After checking various bits of paper and ID in my wallet, I find:
Driver’s Licence:
YYYY MM DD (separated by ‘bullets’, all numeric)
Commuter-train ticket (used):
DD MMM YY (spaces, month spelled out in 3-letter abbreviation)
validity and expiry dates on all credit cards:
MM/DD (numbers only, separated by slashes)
money-machine receipt from Royal Bank:
YYYYMMMDD (no spaces, month spelled in 3-L abbrev.)
money-machine receipt from CIBC:
MMMDD YY (month spelled in 3-L abbrev, one space before year)
money-machine receipt from TD Bank:
MMMDD/YY (no spaces, month spelled in 3-L abbrev, separated by slash from year)

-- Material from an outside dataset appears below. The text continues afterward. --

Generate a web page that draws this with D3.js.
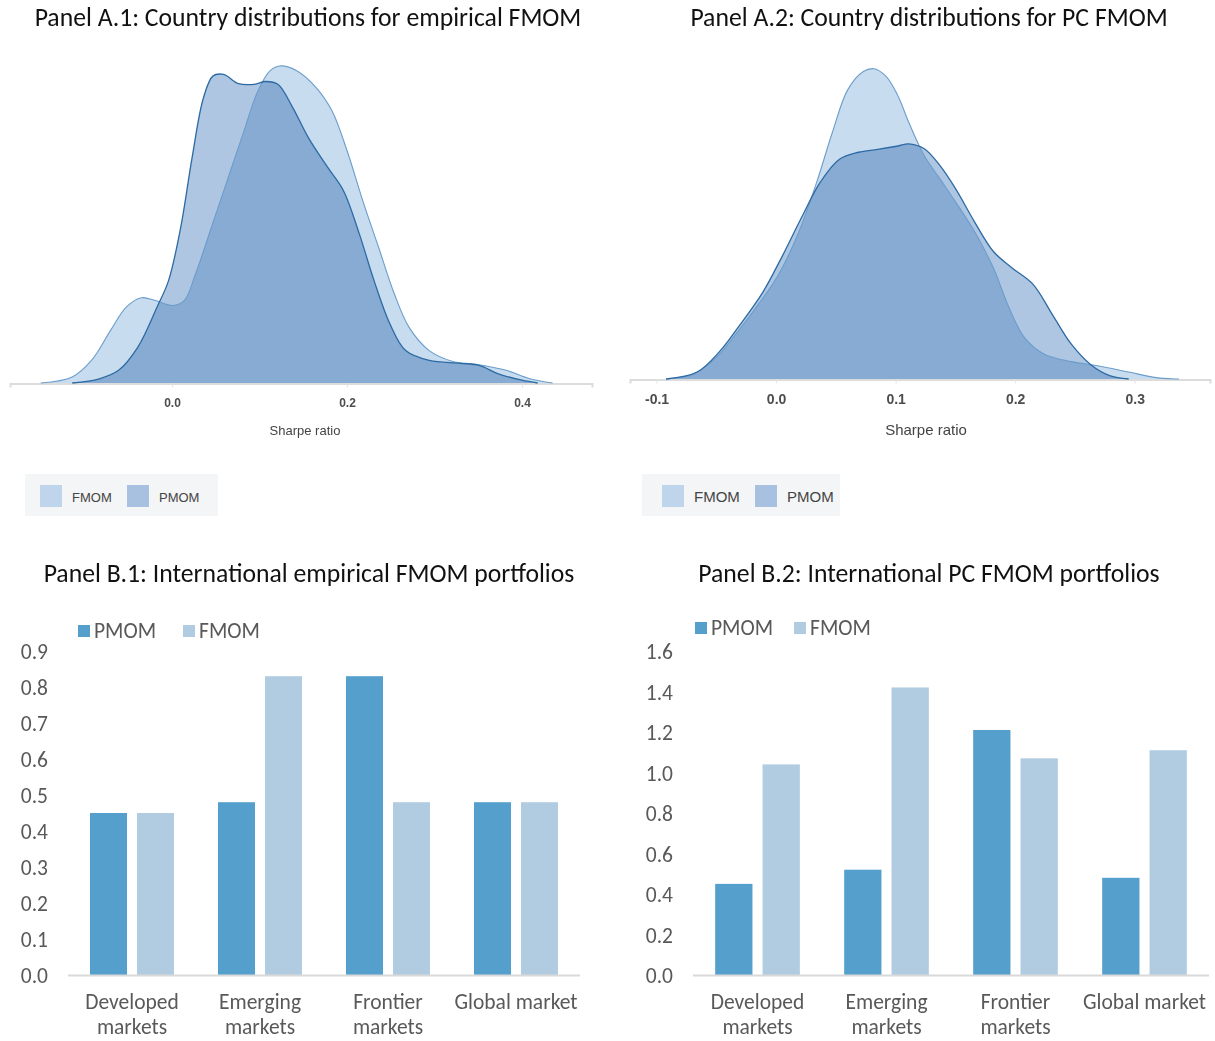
<!DOCTYPE html>
<html>
  <head>
    <title>FMOM panels</title>
    <style>
      body { margin: 0; background: #fff; }
      .title { font-family: Carlito, Calibri, Lato, sans-serif; font-size: 25.7px; fill: #111; }
      .dtick text { font-family: Arial, "Liberation Sans", sans-serif; font-weight: bold; fill: #4d4d4d; }
      .btick text { font-family: Carlito, Calibri, Lato, sans-serif; font-size: 21.5px; fill: #595959; }
      .cat { font-family: Carlito, Calibri, Lato, sans-serif; font-size: 21.5px; fill: #595959; }
      .leg { font-family: Carlito, Calibri, Lato, sans-serif; font-size: 21.5px; fill: #595959; }
      .dleg { font-family: Arial, "Liberation Sans", sans-serif; font-size: 13px; fill: #444; }
    </style>
    <script src="https://d3js.org/d3.v7.min.js"></script>
  </head>
  <body>
    <div id="chart"></div>
    <script type="text/javascript">
      // density curves, Sharpe ratio vs density
      var a1Fmom = [[-0.150,0],[-0.114,0.085],[-0.092,0.32],[-0.070,0.75],[-0.052,1.08],[-0.035,1.21],
        [-0.019,1.17],[0.001,1.10],[0.014,1.17],[0.027,1.55],[0.045,2.21],[0.063,2.87],[0.081,3.53],
        [0.098,4.14],[0.112,4.43],[0.123,4.50],[0.143,4.43],[0.165,4.19],[0.183,3.86],[0.200,3.30],
        [0.218,2.59],[0.236,1.93],[0.254,1.27],[0.271,0.79],[0.294,0.46],[0.320,0.31],[0.351,0.26],
        [0.382,0.18],[0.409,0.06],[0.435,0]];
      var a1Pmom = [[-0.114,0],[-0.083,0.06],[-0.061,0.18],[-0.039,0.51],[-0.017,1.08],[-0.004,1.45],
        [0.010,2.21],[0.023,3.20],[0.036,4.05],[0.047,4.36],[0.059,4.38],[0.076,4.25],[0.094,4.24],
        [0.107,4.28],[0.121,4.24],[0.138,3.91],[0.156,3.48],[0.178,3.06],[0.196,2.73],[0.214,2.12],
        [0.231,1.45],[0.249,0.84],[0.267,0.46],[0.294,0.32],[0.329,0.28],[0.351,0.25],[0.373,0.13],
        [0.400,0.04],[0.418,0]];
      var a2Fmom = [[-0.092,0],[-0.069,0.07],[-0.050,0.31],[-0.034,0.64],[-0.015,1.07],[0.002,1.50],
        [0.018,2.07],[0.034,2.83],[0.047,3.54],[0.060,4.16],[0.073,4.42],[0.082,4.46],[0.092,4.35],
        [0.102,4.07],[0.111,3.69],[0.124,3.21],[0.137,2.88],[0.150,2.55],[0.166,2.12],[0.182,1.59],
        [0.195,1.02],[0.208,0.59],[0.224,0.36],[0.247,0.25],[0.269,0.19],[0.295,0.10],[0.318,0.02],
        [0.337,0]];
      var a2Pmom = [[-0.092,0],[-0.066,0.10],[-0.047,0.40],[-0.031,0.76],[-0.011,1.25],[0.005,1.76],
        [0.021,2.31],[0.037,2.83],[0.053,3.16],[0.069,3.26],[0.085,3.30],[0.102,3.35],[0.111,3.38],
        [0.124,3.31],[0.137,3.07],[0.150,2.74],[0.166,2.26],[0.182,1.83],[0.198,1.59],[0.215,1.36],
        [0.231,0.93],[0.247,0.50],[0.263,0.21],[0.279,0.05],[0.295,0]];
      var a1Ticks = [0.0, 0.2, 0.4];
      var a2Ticks = [-0.1, 0.0, 0.1, 0.2, 0.3];

      // bar panels
      var categories = [["Developed", "markets"], ["Emerging", "markets"], ["Frontier", "markets"], ["Global market"]];
      var seriesNames = ["PMOM", "FMOM"];
      var b1Pmom = [0.45, 0.48, 0.83, 0.48];
      var b1Fmom = [0.45, 0.83, 0.48, 0.48];
      var b2Pmom = [0.45, 0.52, 1.21, 0.48];
      var b2Fmom = [1.04, 1.42, 1.07, 1.11];
      var b1Ticks = [0, 0.1, 0.2, 0.3, 0.4, 0.5, 0.6, 0.7, 0.8, 0.9];
      var b2Ticks = [0, 0.2, 0.4, 0.6, 0.8, 1.0, 1.2, 1.4, 1.6];

      var width = 1215, height = 1041;
      var svg = d3.select("#chart").append("svg")
        .attr("width", width)
        .attr("height", height);

      var fmomFill = "#c8dcef", pmomFill = "#aec6e2";
      var fmomLine = "#6b9dcb", pmomLine = "#2c6aa3";

      function densityPanel(opt) {
        var x = d3.scaleLinear().domain([opt.x0, opt.x1]).range([opt.left, opt.right]);
        var y = d3.scaleLinear().domain([0, 4.5]).range([opt.base, opt.base - opt.h]);
        var g = svg.append("g");

        g.append("text").attr("class", "title")
          .attr("x", opt.titleX).attr("y", 26)
          .attr("text-anchor", "middle").text(opt.title);

        var area = d3.area().curve(d3.curveCatmullRom)
          .x(function(d){ return x(d[0]); })
          .y0(y(0)).y1(function(d){ return y(d[1]); });
        var line = d3.line().curve(d3.curveCatmullRom)
          .x(function(d){ return x(d[0]); })
          .y(function(d){ return y(d[1]); });

        var ax = g.append("g").attr("class", "dtick")
          .attr("transform", "translate(0," + (opt.base + 0.5) + ")")
          .call(d3.axisBottom(x).tickValues(opt.ticks).tickSize(4).tickPadding(opt.pad)
            .tickFormat(d3.format(".1f")));
        ax.select(".domain").attr("stroke", "#dcdcdc").attr("stroke-width", 2);
        ax.selectAll(".tick line").attr("stroke", "#e4e4e4");
        ax.selectAll(".tick text").style("font-size", opt.tickSize + "px")
          .text(function(d){ return d3.format(".1f")(d).replace("−", "-"); });

        g.append("path").datum(opt.pmom).attr("d", area).attr("fill", pmomFill);
        g.append("path").datum(opt.fmom).attr("d", area).attr("fill", fmomFill)
          .style("mix-blend-mode", "multiply");
        g.append("path").datum(opt.fmom).attr("d", line).attr("fill", "none")
          .attr("stroke", fmomLine).attr("stroke-width", 1.1);
        g.append("path").datum(opt.pmom).attr("d", line).attr("fill", "none")
          .attr("stroke", pmomLine).attr("stroke-width", 1.3);

        g.append("text").attr("class", "dleg")
          .attr("x", opt.labelX).attr("y", opt.labelY)
          .attr("text-anchor", "middle").style("font-size", opt.labelSize + "px")
          .text("Sharpe ratio");

        // legend
        var lg = g.append("g").attr("transform", "translate(" + opt.legX + ",474)");
        lg.append("rect").attr("width", opt.legW).attr("height", 42).attr("fill", "#f4f5f6");
        var items = [["FMOM", "#bed5eb"], ["PMOM", "#a8c1e0"]];
        items.forEach(function(it, i) {
          lg.append("rect").attr("x", opt.legPad + i * opt.legStep).attr("y", 11)
            .attr("width", 22).attr("height", 22).attr("fill", it[1]);
          lg.append("text").attr("class", "dleg")
            .attr("x", opt.legPad + 32 + i * opt.legStep).attr("y", 28)
            .style("font-size", opt.legSize + "px").text(it[0]);
        });
      }

      densityPanel({ title: "Panel A.1: Country distributions for empirical FMOM", titleX: 308,
        x0: -0.1851, x1: 0.48, left: 10, right: 592, base: 383, h: 317,
        fmom: a1Fmom, pmom: a1Pmom, ticks: a1Ticks, tickSize: 12, pad: 11,
        labelX: 305, labelY: 435, labelSize: 13, legX: 25, legW: 193, legPad: 15, legStep: 87, legSize: 13 });
      densityPanel({ title: "Panel A.2: Country distributions for PC FMOM", titleX: 929,
        x0: -0.1222, x1: 0.363, left: 630, right: 1210, base: 379, h: 313,
        fmom: a2Fmom, pmom: a2Pmom, ticks: a2Ticks, tickSize: 14, pad: 11,
        labelX: 926, labelY: 435, labelSize: 15, legX: 642, legW: 198, legPad: 20, legStep: 93, legSize: 15 });

      function barPanel(opt) {
        var g = svg.append("g");
        g.append("text").attr("class", "title")
          .attr("x", opt.titleX).attr("y", 582)
          .attr("text-anchor", "middle").text(opt.title);

        var x = d3.scaleBand().domain(d3.range(categories.length))
          .range([opt.left, opt.right]).paddingInner(0).paddingOuter(0);
        var x1 = d3.scaleBand().domain(seriesNames).range([0, x.bandwidth()])
          .paddingInner(0.213).paddingOuter(0.468);
        var y = d3.scaleLinear().domain([0, opt.max]).range([975, 651]);
        var colors = { PMOM: "#559fcd", FMOM: "#b1cce0" };

        var ay = g.append("g").attr("class", "btick")
          .attr("transform", "translate(" + opt.axisX + ",0)")
          .call(d3.axisLeft(y).tickValues(opt.ticks).tickSize(0).tickPadding(0)
            .tickFormat(d3.format(".1f")));
        ay.select(".domain").remove();
        ay.selectAll(".tick text").attr("dy", "0.35em");

        var series = { PMOM: opt.pmom, FMOM: opt.fmom };
        seriesNames.forEach(function(s) {
          g.selectAll(".bar" + s).data(series[s]).enter().append("rect")
            .attr("x", function(d, i){ return x(i) + x1(s); })
            .attr("y", function(d){ return y(d); })
            .attr("width", x1.bandwidth())
            .attr("height", function(d){ return y(0) - y(d); })
            .attr("fill", colors[s]);
        });

        g.append("line").attr("x1", opt.left).attr("x2", opt.right)
          .attr("y1", y(0) + 0.5).attr("y2", y(0) + 0.5)
          .attr("stroke", "#d9d9d9").attr("stroke-width", 2);

        categories.forEach(function(c, i) {
          var t = g.append("text").attr("class", "cat")
            .attr("x", x(i) + x.bandwidth() / 2).attr("y", 1009)
            .attr("text-anchor", "middle");
          c.forEach(function(w, j) {
            t.append("tspan").attr("x", x(i) + x.bandwidth() / 2)
              .attr("dy", j === 0 ? 0 : 25).text(w);
          });
        });

        seriesNames.forEach(function(s, i) {
          g.append("rect").attr("x", opt.legX + i * opt.legStep).attr("y", opt.legY - 13)
            .attr("width", 12).attr("height", 12).attr("fill", colors[s]);
          g.append("text").attr("class", "leg")
            .attr("x", opt.legX + 16 + i * opt.legStep).attr("y", opt.legY).text(s);
        });
      }

      barPanel({ title: "Panel B.1: International empirical FMOM portfolios", titleX: 309,
        left: 68, right: 580, max: 0.9, ticks: b1Ticks, axisX: 48,
        pmom: b1Pmom, fmom: b1Fmom, legX: 78, legY: 638, legStep: 105 });
      barPanel({ title: "Panel B.2: International PC FMOM portfolios", titleX: 929,
        left: 693, right: 1209, max: 1.6, ticks: b2Ticks, axisX: 673,
        pmom: b2Pmom, fmom: b2Fmom, legX: 695, legY: 635, legStep: 99 });
    </script>
  </body>
</html>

money-machine receipt from Canada Trust:
YY/MM/DD (no spaces, two-digit year, all three separated by slashes)
[sup]And to think that TD Bank and Canada Trust are merging… :eek:[/sup]
Receipt from Shoppers Drug Mart:
Month DD, YYYY (month fully spelled out)
Receipt from Rogers Video:
NNNNNN (six numbers, no separators, and I can’t tell which is which because it says 010101… :eek: )
Receipt from Indigo Books:
NN/NN/YY (six numbers in three groups separated by slashes, and I can’t tell whether it’s DD/MM/YY or MM/DD/YY because it’s 12/10/00…)
(And today is 010203, according to how my copy of WS_FTP is datestamping the files it sends to the server…)
This is way too confusing, considering that today is 010203, or 2001-02-03, or 02-03-01, or Feb 03, 2001, 03 FEB 2001 or whatever, according to whichever system one randomly encounters. I can see how logging expenses would get to be a real pain…
Maybe the CRTC or someone should just decree that Canadians use one all-numeric format and stick to it!!!. I nominate YYYY-MM-DD.